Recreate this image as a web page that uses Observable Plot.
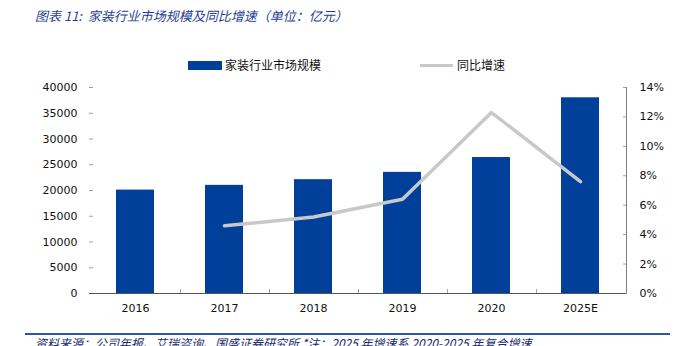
<!DOCTYPE html>
<html><head><meta charset="utf-8">
<script src="https://cdn.jsdelivr.net/npm/d3@7"></script>
<script src="https://cdn.jsdelivr.net/npm/@observablehq/plot@0.6"></script>
<style>
body{margin:0;background:#fff;}
#wrap{position:relative;width:685px;height:346px;overflow:hidden;font-family:"Noto Sans CJK SC",sans-serif;}
#wrap svg{position:absolute;left:0;top:0;}
.title{position:absolute;left:35px;top:7px;font-size:13px;font-style:italic;color:#1f3f95;white-space:nowrap;line-height:18px;}
.src{position:absolute;left:35px;top:333px;font-size:12px;font-style:italic;color:#1a2a6c;white-space:nowrap;line-height:16px;border-top:2px solid #2d55a5;width:635px;margin-left:-10px;padding-left:10px;}
.leg{position:absolute;top:57px;font-size:12px;color:#111;white-space:nowrap;line-height:16px;display:flex;align-items:center;}
.sw{display:inline-block;width:34px;height:9px;background:#00409a;margin-right:3px;}
.ln{display:inline-block;width:33px;height:3px;background:#c8c8c8;margin-right:4px;}
</style></head>
<body>
<div id="wrap">
  <div class="title">图表 11:&nbsp; 家装行业市场规模及同比增速（单位：亿元）</div>
  <div class="leg" style="left:188px;"><span class="sw"></span>家装行业市场规模</div>
  <div class="leg" style="left:420px;"><span class="ln"></span>同比增速</div>
  <div class="src">资料来源：公司年报、艾瑞咨询、国盛证券研究所 *注：2025 年增速系 2020-2025 年复合增速</div>
</div>
<script>
const years = ["2016","2017","2018","2019","2020","2025E"];
const marketSize = [20080, 21000, 22100, 23520, 26400, 38000];
const growthPct = [null, 4.6, 5.2, 6.4, 12.3, 7.6];
const leftTicks = [0,5000,10000,15000,20000,25000,30000,35000,40000];
const rightTicks = [0,2,4,6,8,10,12,14];

const k = 40000 / 14;
const bars = years.map((y,i)=>({year:y, value:marketSize[i]}));
const line = years.map((y,i)=>({year:y, g:growthPct[i]})).filter(d=>d.g!=null);

const plot = Plot.plot({
  width:685, height:346,
  marginLeft:89, marginRight:59, marginTop:87, marginBottom:53,
  style:{fontFamily:"DejaVu Sans, sans-serif", fontSize:"11px", color:"#111", background:"transparent"},
  x:{domain:years, paddingInner:0.57, paddingOuter:0.285},
  y:{domain:[0,40000]},
  marks:[
    Plot.barY(bars,{x:"year", y:"value", fill:"#00409a"}),
    Plot.ruleX([0],{frameAnchor:"left", stroke:"#c0c0c0"}),
    Plot.axisY({anchor:"left", ticks:leftTicks, tickSize:-4, tickPadding:16, stroke:"#a0a0a0", label:null, tickFormat:d=>String(d)}),
    Plot.axisY({anchor:"right", ticks:rightTicks.map(p=>p*k), tickSize:-4, tickPadding:17, stroke:"#a0a0a0", label:null, tickFormat:d=>Math.round(d/k)+"%"}),
    Plot.axisX({tickSize:0, tickPadding:11, label:null}),
    Plot.lineY(line,{x:"year", y:d=>d.g*k, stroke:"#c8c8c8", strokeWidth:3.5}),
    Plot.ruleY([0],{stroke:"#555", strokeWidth:1})
  ]
});
document.getElementById("wrap").prepend(plot);

// right axis vertical line + boundary ticks between categories, from the plot's scales
const xs = plot.scale("x"), ys = plot.scale("y");
const svg = d3.select(plot);
const y0 = ys.apply(0), yTop = ys.apply(40000);
const bw = xs.bandwidth;
const xRight = 685 - 59;
svg.append("line").attr("x1",xRight+0.5).attr("x2",xRight+0.5).attr("y1",yTop).attr("y2",y0).attr("stroke","#808080");
for (let i=0;i<years.length-1;i++){
  const b = (xs.apply(years[i]) + bw + xs.apply(years[i+1]))/2;
  svg.append("line").attr("x1",Math.round(b)+0.5).attr("x2",Math.round(b)+0.5).attr("y1",y0).attr("y2",y0-4).attr("stroke","#a0a0a0");
}
</script>
</body></html>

WRITTEN REQUEST = Transcribe the material exactly, keeping every word and none of the pictures.

RIGHT ANSWER =
Recreate this image as a web page that uses Observable Plot.
<!DOCTYPE html>
<html><head><meta charset="utf-8">
<script src="https://cdn.jsdelivr.net/npm/d3@7"></script>
<script src="https://cdn.jsdelivr.net/npm/@observablehq/plot@0.6"></script>
<style>
body{margin:0;background:#fff;}
#wrap{position:relative;width:685px;height:346px;overflow:hidden;font-family:"Noto Sans CJK SC",sans-serif;}
#wrap svg{position:absolute;left:0;top:0;}
.title{position:absolute;left:35px;top:7px;font-size:13px;font-style:italic;color:#1f3f95;white-space:nowrap;line-height:18px;}
.src{position:absolute;left:35px;top:333px;font-size:12px;font-style:italic;color:#1a2a6c;white-space:nowrap;line-height:16px;border-top:2px solid #2d55a5;width:635px;margin-left:-10px;padding-left:10px;}
.leg{position:absolute;top:57px;font-size:12px;color:#111;white-space:nowrap;line-height:16px;display:flex;align-items:center;}
.sw{display:inline-block;width:34px;height:9px;background:#00409a;margin-right:3px;}
.ln{display:inline-block;width:33px;height:3px;background:#c8c8c8;margin-right:4px;}
</style></head>
<body>
<div id="wrap">
  <div class="title">图表 11:&nbsp; 家装行业市场规模及同比增速（单位：亿元）</div>
  <div class="leg" style="left:188px;"><span class="sw"></span>家装行业市场规模</div>
  <div class="leg" style="left:420px;"><span class="ln"></span>同比增速</div>
  <div class="src">资料来源：公司年报、艾瑞咨询、国盛证券研究所 *注：2025 年增速系 2020-2025 年复合增速</div>
</div>
<script>
const years = ["2016","2017","2018","2019","2020","2025E"];
const marketSize = [20080, 21000, 22100, 23520, 26400, 38000];
const growthPct = [null, 4.6, 5.2, 6.4, 12.3, 7.6];
const leftTicks = [0,5000,10000,15000,20000,25000,30000,35000,40000];
const rightTicks = [0,2,4,6,8,10,12,14];

const k = 40000 / 14;
const bars = years.map((y,i)=>({year:y, value:marketSize[i]}));
const line = years.map((y,i)=>({year:y, g:growthPct[i]})).filter(d=>d.g!=null);

const plot = Plot.plot({
  width:685, height:346,
  marginLeft:89, marginRight:59, marginTop:87, marginBottom:53,
  style:{fontFamily:"DejaVu Sans, sans-serif", fontSize:"11px", color:"#111", background:"transparent"},
  x:{domain:years, paddingInner:0.57, paddingOuter:0.285},
  y:{domain:[0,40000]},
  marks:[
    Plot.barY(bars,{x:"year", y:"value", fill:"#00409a"}),
    Plot.ruleX([0],{frameAnchor:"left", stroke:"#c0c0c0"}),
    Plot.axisY({anchor:"left", ticks:leftTicks, tickSize:-4, tickPadding:16, stroke:"#a0a0a0", label:null, tickFormat:d=>String(d)}),
    Plot.axisY({anchor:"right", ticks:rightTicks.map(p=>p*k), tickSize:-4, tickPadding:17, stroke:"#a0a0a0", label:null, tickFormat:d=>Math.round(d/k)+"%"}),
    Plot.axisX({tickSize:0, tickPadding:11, label:null}),
    Plot.lineY(line,{x:"year", y:d=>d.g*k, stroke:"#c8c8c8", strokeWidth:3.5}),
    Plot.ruleY([0],{stroke:"#555", strokeWidth:1})
  ]
});
document.getElementById("wrap").prepend(plot);

// right axis vertical line + boundary ticks between categories, from the plot's scales
const xs = plot.scale("x"), ys = plot.scale("y");
const svg = d3.select(plot);
const y0 = ys.apply(0), yTop = ys.apply(40000);
const bw = xs.bandwidth;
const xRight = 685 - 59;
svg.append("line").attr("x1",xRight+0.5).attr("x2",xRight+0.5).attr("y1",yTop).attr("y2",y0).attr("stroke","#808080");
for (let i=0;i<years.length-1;i++){
  const b = (xs.apply(years[i]) + bw + xs.apply(years[i+1]))/2;
  svg.append("line").attr("x1",Math.round(b)+0.5).attr("x2",Math.round(b)+0.5).attr("y1",y0).attr("y2",y0-4).attr("stroke","#a0a0a0");
}
</script>
</body></html>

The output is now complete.